Wir haben es – das habe ich Ihnen bei der letzten Debatte auch gesagt –

(Mathias Wagner (Taunus) (BÜNDNIS 90/DIE GRÜNEN): Vor der Wahl hat es anders geklungen! – Weitere Zurufe von der SPD und dem BÜNDNIS 90/DIE GRÜNEN – Glockenzeichen des Präsidenten)

als CDU und FDP bis zu diesem Zeitpunkt vermeiden können, auf das Mittel der Steuererhöhung zurückzugreifen. Das ist doch ein Kraftakt, der damit vollzogen worden ist.

(Jürgen Frömmrich (BÜNDNIS 90/DIE GRÜNEN): Steuererhöher! – Tarek Al-Wazir (BÜNDNIS 90/ DIE GRÜNEN): Im Rechnungshof muss man auch rechnen können! Und wo ist jetzt der Verzicht?)

Meine Damen und Herren, wir haben aus diesem Grund diesen Gesetzentwurf eingebracht, und wir werden, auch wenn Sie das Mätzchen der namentlichen Abstimmung beantragt haben, als CDU- und FDP-Fraktion hinter diesem

Gesetzentwurf stehen. Wir werden gemeinsam diesem Gesetzentwurf zustimmen.

(Beifall bei der FDP und der CDU – Zuruf von der SPD: Welch ein Demokratieverständnis!)

Vielen Dank, Herr Kollege Noll. – Das Wort hat Herr Abg. Caspar, CDU.

(Mathias Wagner (Taunus) (BÜNDNIS 90/DIE GRÜNEN): Endlich kann die FDP einmal wieder eine Steuer erhöhen!)

Herr Präsident, meine Damen und Herren! Herr Kollege Kaufmann hat richtigerweise darauf hingewiesen, dass durch die Föderalismusreform den Ländern die Möglichkeit gegeben ist, den Gewerbesteuersatz zu bestimmen.

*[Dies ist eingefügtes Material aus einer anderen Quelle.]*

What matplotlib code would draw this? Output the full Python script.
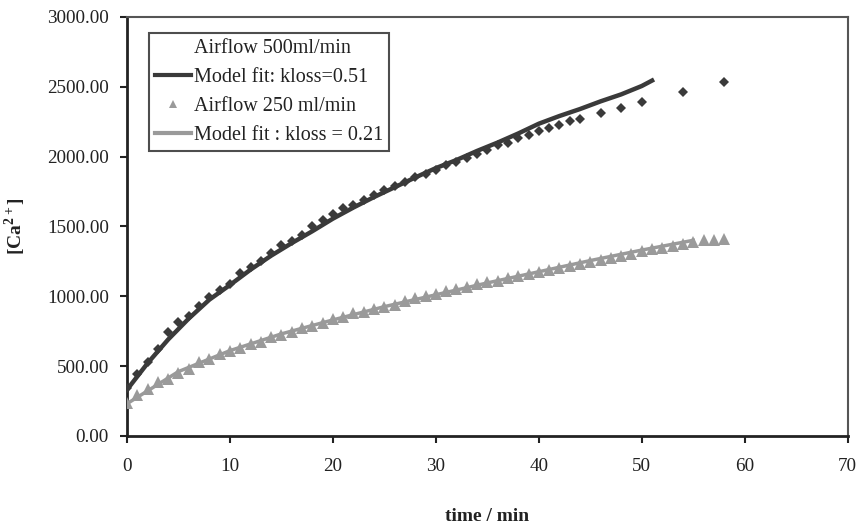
import numpy as np
import matplotlib
matplotlib.use('Agg')
import matplotlib.pyplot as plt
from matplotlib.lines import Line2D

plt.rcParams['font.family'] = ['Liberation Serif', 'DejaVu Serif']
plt.rcParams['mathtext.fontset'] = 'custom'
plt.rcParams['mathtext.rm'] = 'Liberation Serif'
plt.rcParams['mathtext.bf'] = 'Liberation Serif:bold'

# Airflow 500 ml/min, measured
t500 = list(range(0, 45)) + [46, 48, 50, 54, 58]
ca500 = [340, 440, 530, 620, 740, 818, 860, 930, 993, 1045,
         1090, 1165, 1208, 1250, 1310, 1365, 1398, 1440, 1499, 1547,
         1585, 1628, 1650, 1690, 1728, 1760, 1790, 1819, 1850, 1876,
         1905, 1940, 1960, 1990, 2020, 2048, 2080, 2100, 2130, 2155,
         2185, 2203, 2227, 2251, 2272, 2310, 2351, 2389, 2460, 2536]

# model fit kloss = 0.51
tfit500 = [0, 2, 4, 6, 8, 10, 12, 14, 16, 18, 20, 22, 24, 26, 28, 30,
           32, 34, 36, 38, 40, 42, 44, 46, 48, 50, 51]
fit500 = [330, 520, 690, 840, 975, 1080, 1190, 1290, 1380, 1465, 1555,
          1635, 1710, 1780, 1850, 1917, 1975, 2040, 2100, 2165, 2235,
          2290, 2340, 2395, 2445, 2505, 2544]

# Airflow 250 ml/min, measured
t250 = list(range(0, 59))
ca250 = [238, 293, 336, 389, 408, 453, 478, 528, 549, 587,
         604, 628, 659, 675, 707, 723, 747, 771, 790, 807,
         836, 850, 878, 885, 909, 921, 938, 962, 986, 1000,
         1018, 1035, 1050, 1068, 1085, 1100, 1112, 1130, 1145, 1160,
         1175, 1190, 1205, 1218, 1232, 1248, 1262, 1275, 1290, 1305,
         1320, 1335, 1348, 1360, 1375, 1390, 1400, 1405, 1410]

# model fit kloss = 0.21
tfit250 = [0, 5, 10, 15, 20, 25, 30, 35, 40, 45, 50, 55]
fit250 = [230, 460, 610, 730, 830, 925, 1010, 1095, 1175, 1255, 1330, 1400]

dark = '#3a3a3a'
grey = '#9a9a9a'

fig = plt.figure(figsize=(8.58, 5.27), dpi=100)
ax = fig.add_axes([0.148, 0.173, 0.840, 0.795])

ax.plot(tfit250, fit250, color=grey, lw=2.5, zorder=2)
ax.plot(t250, ca250, ls='none', marker='^', ms=8, color=grey,
        markeredgewidth=0, zorder=3)
ax.plot(tfit500, fit500, color=dark, lw=3.2, zorder=2)
ax.plot(t500, ca500, ls='none', marker='D', ms=5.5, color=dark,
        markeredgewidth=0, zorder=3)

ax.set_xlim(0, 70)
ax.set_ylim(0, 3000)
ax.set_xticks(range(0, 71, 10))
ax.set_yticks(range(0, 3001, 500))
ax.set_yticklabels([f'{v:.2f}' for v in range(0, 3001, 500)])
ax.tick_params(labelsize=13.8, direction='out', length=5, width=1.5,
               color='#222222', labelcolor='#222222')
ax.tick_params(axis='x', pad=11)
ax.tick_params(axis='y', pad=8)

for s in ['left', 'bottom']:
    ax.spines[s].set_linewidth(2)
    ax.spines[s].set_color('#222222')
for s in ['top', 'right']:
    ax.spines[s].set_linewidth(1.5)
    ax.spines[s].set_color('#555555')

ax.set_xlabel('time / min', fontsize=14, fontweight='bold', labelpad=24,
              color='#222222')
ax.set_ylabel(r'[Ca$^{\mathbf{2+}}$]', fontsize=14, fontweight='bold',
              labelpad=14, color='#222222')

handles = [Line2D([], [], ls='none'),
           Line2D([], [], color=dark, lw=3),
           Line2D([], [], ls='none', marker='^', ms=6, color=grey,
                  markeredgewidth=0),
           Line2D([], [], color=grey, lw=3)]
labels = ['Airflow 500ml/min', 'Model fit: kloss=0.51',
          'Airflow 250 ml/min', 'Model fit : kloss = 0.21']
leg = ax.legend(handles, labels, loc='upper left',
                bbox_to_anchor=(0.031, 0.962), fontsize=14.5,
                frameon=True, fancybox=False, edgecolor='#222222',
                handlelength=1.75, handletextpad=0.15, labelspacing=0.5,
                borderpad=0.3, borderaxespad=0)
leg.get_frame().set_linewidth(1.5)
for txt in leg.get_texts():
    txt.set_color('#222222')

fig.savefig('out.png', dpi=100)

(Zuruf: Grunderwerbsteuer!)

Den Kommunen die Gewerbesteuersätze und den Ländern die Grunderwerbsteuer. So ist es.

(Günter Rudolph (SPD): Die Kommunen erhöhen die Grundsteuer!)

Genau, Herr Rudolph. Das gilt sogar bei Ihnen in Edermünde, auch wenn es zum großen Teil von Spielhallen kommt, wie wir wissen.

(Beifall bei Abgeordneten der CDU – Günter Ru- dolph (SPD): Wir haben einen niedrigen Steuersatz, im Gegensatz zu Frankfurt!)

Herr Rudolph, wenn man seine Gemeinde zum hessischen Las Vegas ausbaut, dann kann man auch mit niedrigen Steuersätzen arbeiten.